In Pyrodactyl a Location is a high–level grouping used to classify Nodes by geography, datacenter, or provider. It is purely organizational and does not itself run any workloads.

## Location vs Node

- Location: Logical label (no hardware, no allocations).
- Node: Actual machine configuration (daemon, allocations, resource limits) that is assigned to exactly one Location.

## Creating a Location

1. Go to Admin Area > Locations.
2. Click Create Location.
3. Provide:
- Short Code: Concise identifier (e.g. us-nyc-1).
- Description (optional but recommended).
4. Save.

Short Codes should be:
- Lowercase
- Hyphen separated
- Stable (avoid later renames if referenced externally)

Examples: us-east, us-east-2, eu-fra, ap-sgp, edge-la, aws-usw-1, us.chicago.pyro

## Assigning Nodes

When adding or editing a Node select the desired Location.
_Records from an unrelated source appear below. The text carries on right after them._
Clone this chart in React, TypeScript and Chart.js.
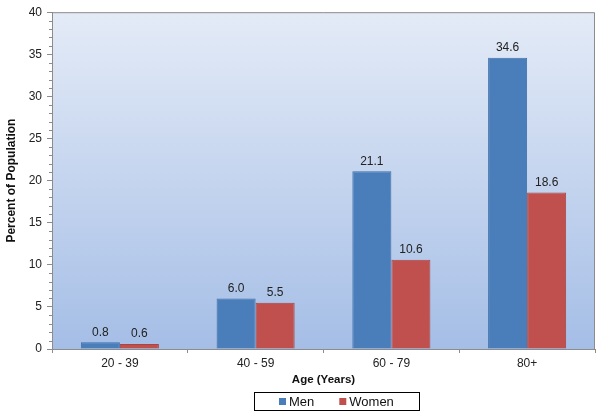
import { Chart, registerables } from 'chart.js'
import { useEffect, useRef } from 'react'

Chart.register(...registerables)

const categories = ['20 - 39', '40 - 59', '60 - 79', '80+']
const men = [0.8, 6.0, 21.1, 34.6]
const women = [0.6, 5.5, 10.6, 18.6]
const seriesNames = ['Men', 'Women']
const seriesColors = ['#4a7ebb', '#c0504d']
const seriesBorders = ['#3f6fa8', '#a94643']

const FONT = '"Liberation Sans", Arial, sans-serif'
const AXIS = '#8c8c8c'

// gradient plot background + top/right frame
const plotBg = {
  id: 'plotBg',
  beforeDraw(chart: any) {
    const { ctx, chartArea: a } = chart
    const g = ctx.createLinearGradient(0, a.top, 0, a.bottom)
    g.addColorStop(0, '#e4ebf7')
    g.addColorStop(1, '#a5bee6')
    ctx.save()
    ctx.fillStyle = g
    ctx.fillRect(a.left, a.top, a.right - a.left, a.bottom - a.top)
    ctx.strokeStyle = AXIS
    ctx.lineWidth = 1
    ctx.beginPath()
    ctx.moveTo(a.left, a.top + 0.5)
    ctx.lineTo(a.right - 0.5, a.top + 0.5)
    ctx.lineTo(a.right - 0.5, a.bottom)
    ctx.stroke()
    ctx.restore()
  },
}

// minor ticks on the value axis
const minorTicks = {
  id: 'minorTicks',
  afterDraw(chart: any) {
    const { ctx } = chart
    const y = chart.scales.y
    ctx.save()
    ctx.strokeStyle = AXIS
    ctx.lineWidth = 1
    for (let v = y.min; v <= y.max; v++) {
      if (v % 5 === 0) continue
      const py = Math.round(y.getPixelForValue(v)) + 0.5
      ctx.beginPath()
      ctx.moveTo(y.right - 3, py)
      ctx.lineTo(y.right, py)
      ctx.stroke()
    }
    ctx.restore()
  },
}

const valueLabels = {
  id: 'valueLabels',
  afterDatasetsDraw(chart: any) {
    const { ctx } = chart
    ctx.save()
    ctx.font = `12px ${FONT}`
    ctx.fillStyle = '#222'
    ctx.textAlign = 'center'
    ctx.textBaseline = 'bottom'
    chart.data.datasets.forEach((ds: any, i: number) => {
      chart.getDatasetMeta(i).data.forEach((el: any, j: number) => {
        ctx.fillText(ds.data[j].toFixed(1), el.x, el.y - 4)
      })
    })
    ctx.restore()
  },
}

// boxed legend below the axis title
const boxLegend = {
  id: 'boxLegend',
  afterDraw(chart: any) {
    const { ctx, chartArea: a } = chart
    ctx.save()
    ctx.font = `13px ${FONT}`
    const pad = 25, sq = 7, gap = 3, spacing = 25
    const items = chart.data.datasets.map((ds: any) => ({
      label: ds.label, color: ds.backgroundColor, w: ctx.measureText(ds.label).width,
    }))
    let total = pad * 2 + spacing * (items.length - 1)
    items.forEach((it: any) => { total += sq + gap + it.w })
    const cx = (a.left + a.right) / 2 + 13
    const top = 392, h = 18
    let x = Math.round(cx - total / 2)
    ctx.strokeStyle = '#000'
    ctx.lineWidth = 1
    ctx.strokeRect(x + 0.5, top + 0.5, Math.round(total), h)
    x += pad
    ctx.textBaseline = 'middle'
    ctx.textAlign = 'left'
    items.forEach((it: any) => {
      ctx.fillStyle = it.color
      ctx.fillRect(x, top + h / 2 - sq / 2 + 0.5, sq, sq)
      ctx.fillStyle = '#111'
      ctx.fillText(it.label, x + sq + gap, top + h / 2 + 1)
      x += sq + gap + it.w + spacing
    })
    ctx.restore()
  },
}

export default function App() {
  const canvasRef = useRef<HTMLCanvasElement>(null)
  const chartRef = useRef<Chart | null>(null)

  useEffect(() => {
    document.body.style.margin = '0'
    if (!canvasRef.current) return
    if (chartRef.current) { chartRef.current.destroy(); chartRef.current = null }

    chartRef.current = new Chart(canvasRef.current, {
      type: 'bar',
      data: {
        labels: categories,
        datasets: [men, women].map((d, i) => ({
          label: seriesNames[i],
          data: d,
          backgroundColor: seriesColors[i],
          borderColor: seriesBorders[i],
          borderWidth: 1,
          categoryPercentage: 0.575,
          barPercentage: 1,
        })),
      },
      options: {
        responsive: false,
        animation: false,
        layout: { padding: { top: 12, right: 9, left: 0, bottom: 0 } },
        plugins: { legend: { display: false }, tooltip: { enabled: false } },
        scales: {
          x: {
            afterFit: (s: any) => { s.height = 69 },
            grid: { drawOnChartArea: false, tickLength: 4, color: AXIS },
            border: { color: AXIS },
            ticks: { color: '#222', font: { family: FONT, size: 12 }, padding: 3 },
            title: {
              display: true, text: 'Age (Years)', color: '#111',
              font: { family: FONT, size: 11.5, weight: 'bold' },
              padding: { top: 0, bottom: 31 },
            },
          },
          y: {
            min: 0,
            max: 40,
            afterFit: (s: any) => { s.width = 52 },
            grid: { drawOnChartArea: false, tickLength: 5, color: AXIS },
            border: { color: AXIS },
            ticks: { stepSize: 5, color: '#222', font: { family: FONT, size: 12 }, padding: 5 },
            title: {
              display: true, text: 'Percent of Population', color: '#111',
              font: { family: FONT, size: 12, weight: 'bold' },
              padding: { top: 4, bottom: 0 },
            },
          },
        },
      },
      plugins: [plotBg, minorTicks, valueLabels, boxLegend],
    } as any)

    return () => { chartRef.current?.destroy() }
  }, [])

  return <canvas ref={canvasRef} width={604} height={418} />
}
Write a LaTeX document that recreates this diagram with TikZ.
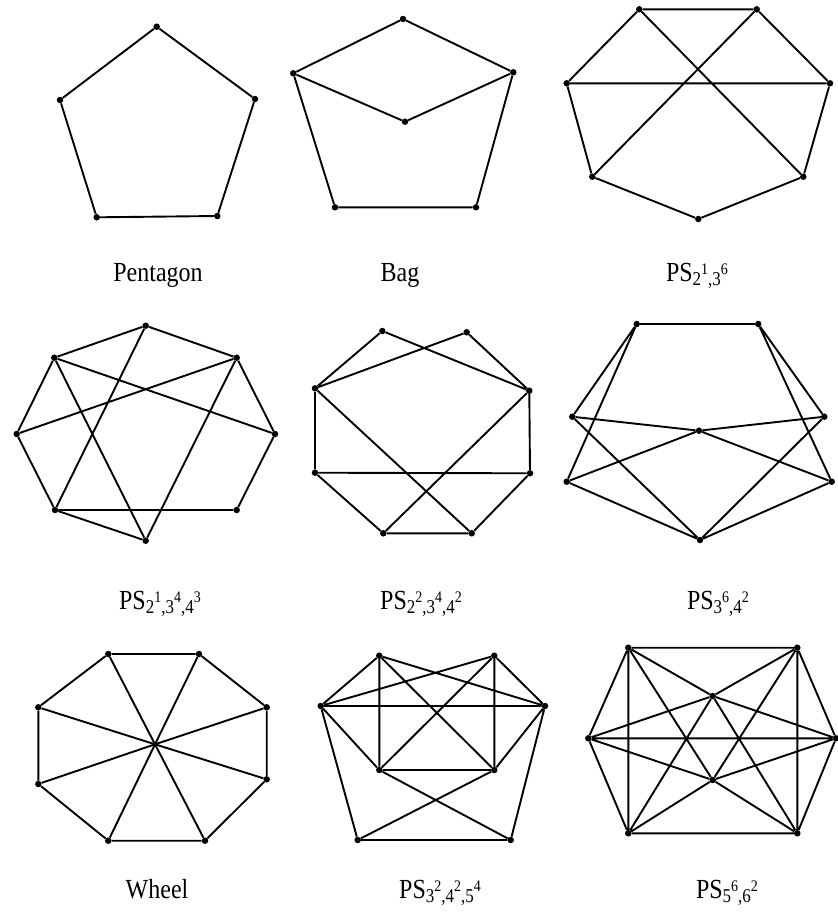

Reassigning a Node later does not affect servers functionally; it only updates grouping.

## Editing & Renaming

- You may edit description anytime.
- Renaming the short code is safe internally but may break external automation that relies on the old code--audit before changing.

## Deleting a Location

- You must first move or remove all Nodes under it.
- Deletion leaves servers intact (they live under their Nodes) but you cannot delete if any Node still references the Location.

## Best Practices

- Keep list small and meaningful (regions/providers, not every rack).
- Use consistent pattern (region-city-number or provider-region).
- Avoid embedding transient info (like temporary offers or hardware specs).
- Document naming scheme for staff.

## Common Mistakes

| Mistake | Impact | Fix |
|---------|--------|-----|
| Too many granular Locations | Cluttered UI | Merge into broader regions |
| Using Location to reflect hardware tier | Confusion | Use Node naming / descriptions instead |
| Renaming without notice | Automation breakage | Maintain a mapping or avoid rename |

## API Notes

Locations are retrievable and manageable via the administrative API. Create Locations first, then post Nodes referencing the Location ID or short code (depending on endpoint requirements).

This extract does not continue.